In The Oxford Handbook of Virtuality, ed. Mark Grimshaw (New York: Oxford University Press, 2014), pp. 337–48

Full PDF

EXCERPT

Online video games in recent years have increasingly supported voice-chat functions that enable players to speak with one another using microphones connected to computers and consoles. Vocal communications greatly assist collaborative and competitive gaming by offering a quick hands-free means of verbal exchange. But even with its obvious utility, voice-chat has been denounced by some players and critics as an unwelcome development in game design. This chapter explores the social ramifications and critical conversations that have emerged from the coming (out) of voice in online gamespaces. What happens when players of online games drop their masks and introduce their own voices into a virtual space? How do the sounds of these voices influence players’ actions and relations? What factors bear on the differing proclivities of players to speak out?
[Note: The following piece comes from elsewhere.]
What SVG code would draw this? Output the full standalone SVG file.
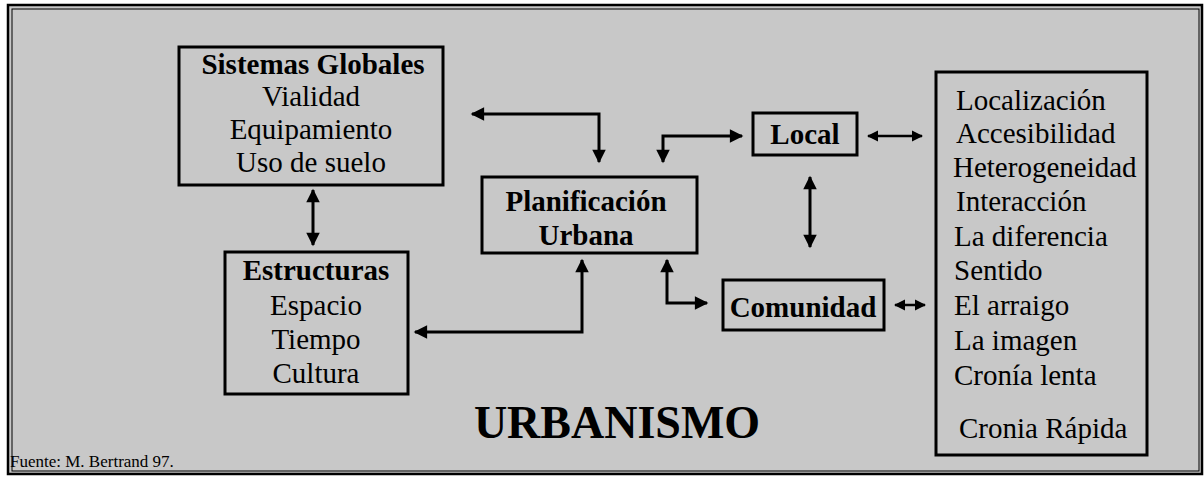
<svg xmlns="http://www.w3.org/2000/svg" width="1204" height="478" viewBox="0 0 1204 478">
<style>
.box{fill:none;stroke:#000;stroke-width:3}
.t{font-family:"Liberation Serif","Times New Roman",serif;font-size:29px;fill:#000}
.b{font-weight:bold}
.c{text-anchor:middle}
.ln{fill:none;stroke:#000;stroke-width:3}
.ln2{fill:none;stroke:#000;stroke-width:2.5}
</style>
<defs>
<marker id="ah" viewBox="0 0 10 10" refX="9" refY="5" markerWidth="5" markerHeight="4.5" markerUnits="strokeWidth" orient="auto-start-reverse">
<path d="M0,0 L10,5 L0,10 z" fill="#000"/>
</marker>
<marker id="as" viewBox="0 0 10 10" refX="9" refY="5" markerWidth="4.5" markerHeight="4.5" markerUnits="strokeWidth" orient="auto-start-reverse">
<path d="M0,0 L10,5 L0,10 z" fill="#000"/>
</marker>
</defs>
<rect x="0" y="0" width="1204" height="478" fill="#fff"/>
<rect x="8" y="5" width="1194" height="469" fill="#c8c8c8" stroke="#000" stroke-width="2.5"/>
<rect x="12" y="9" width="1187" height="462" fill="none" stroke="#000" stroke-width="1"/>

<g id="sistemas">
<rect class="box" x="179" y="47" width="264" height="138"/>
<text class="t b c" x="313" y="74">Sistemas Globales</text>
<text class="t c" x="311" y="106">Vialidad</text>
<text class="t c" x="311" y="139">Equipamiento</text>
<text class="t c" x="311" y="172">Uso de suelo</text>
</g>

<g id="estructuras">
<rect class="box" x="225" y="252" width="183" height="142"/>
<text class="t b c" x="316" y="280">Estructuras</text>
<text class="t c" x="316" y="315">Espacio</text>
<text class="t c" x="316" y="349">Tiempo</text>
<text class="t c" x="316" y="383">Cultura</text>
</g>

<g id="planificacion">
<rect class="box" x="482" y="177" width="215" height="76"/>
<text class="t b c" x="586" y="211">Planificación</text>
<text class="t b c" x="586" y="245">Urbana</text>
</g>

<g id="local">
<rect class="box" x="753" y="113" width="104" height="42"/>
<text class="t b c" x="805" y="144">Local</text>
</g>

<g id="comunidad">
<rect class="box" x="723" y="280" width="161" height="50"/>
<text class="t b c" x="803" y="317">Comunidad</text>
</g>

<g id="lista">
<rect class="box" x="936" y="72" width="211" height="383"/>
<text class="t" x="956" y="110">Localización</text>
<text class="t" x="956" y="143">Accesibilidad</text>
<text class="t" x="953" y="177">Heterogeneidad</text>
<text class="t" x="956" y="211">Interacción</text>
<text class="t" x="954" y="246">La diferencia</text>
<text class="t" x="954" y="280">Sentido</text>
<text class="t" x="954" y="315">El arraigo</text>
<text class="t" x="954" y="350">La imagen</text>
<text class="t" x="954" y="385">Cronía lenta</text>
<text class="t" x="959" y="438">Cronia Rápida</text>
</g>

<g id="titulo">
<text class="t b c" x="617" y="438" style="font-size:46px">URBANISMO</text>
<text class="t" x="10" y="467" style="font-size:17px">Fuente: M. Bertrand  97.</text>
</g>

<g id="connectors">
<path class="ln" d="M313,190 L313,245" marker-start="url(#ah)" marker-end="url(#ah)"/>
<path class="ln" d="M472,114 L599,114 L599,162" marker-start="url(#ah)" marker-end="url(#ah)"/>
<path class="ln" d="M663,162 L663,136 L742,136" marker-start="url(#ah)" marker-end="url(#ah)"/>
<path class="ln" d="M582,260 L582,332 L415,332" marker-start="url(#ah)" marker-end="url(#ah)"/>
<path class="ln" d="M667,260 L667,303 L707,303" marker-start="url(#ah)" marker-end="url(#ah)"/>
<path class="ln" d="M810,177 L810,247" marker-start="url(#ah)" marker-end="url(#ah)"/>
<path class="ln2" d="M868,136 L922,136" marker-start="url(#as)" marker-end="url(#as)"/>
<path class="ln2" d="M895,305 L925,305" marker-start="url(#as)" marker-end="url(#as)"/>
</g>
</svg>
And what new masks—new fictions of identity—might materialize when voices of players conjure ambiguous, multiplicitous, or duplicitous identities? By extending metaphors of the prosthesis and the closet, I show how technologies of voice-chat in video games foster practices of assimilation, repression, deception, and revelation. In doing so, I interrogate traditional characterizations of voice as a site of authentic, agentic expression. I conclude with insights into the sexual politics of voice-chat in the audibly male-dominated communities of online first-person-shooter games.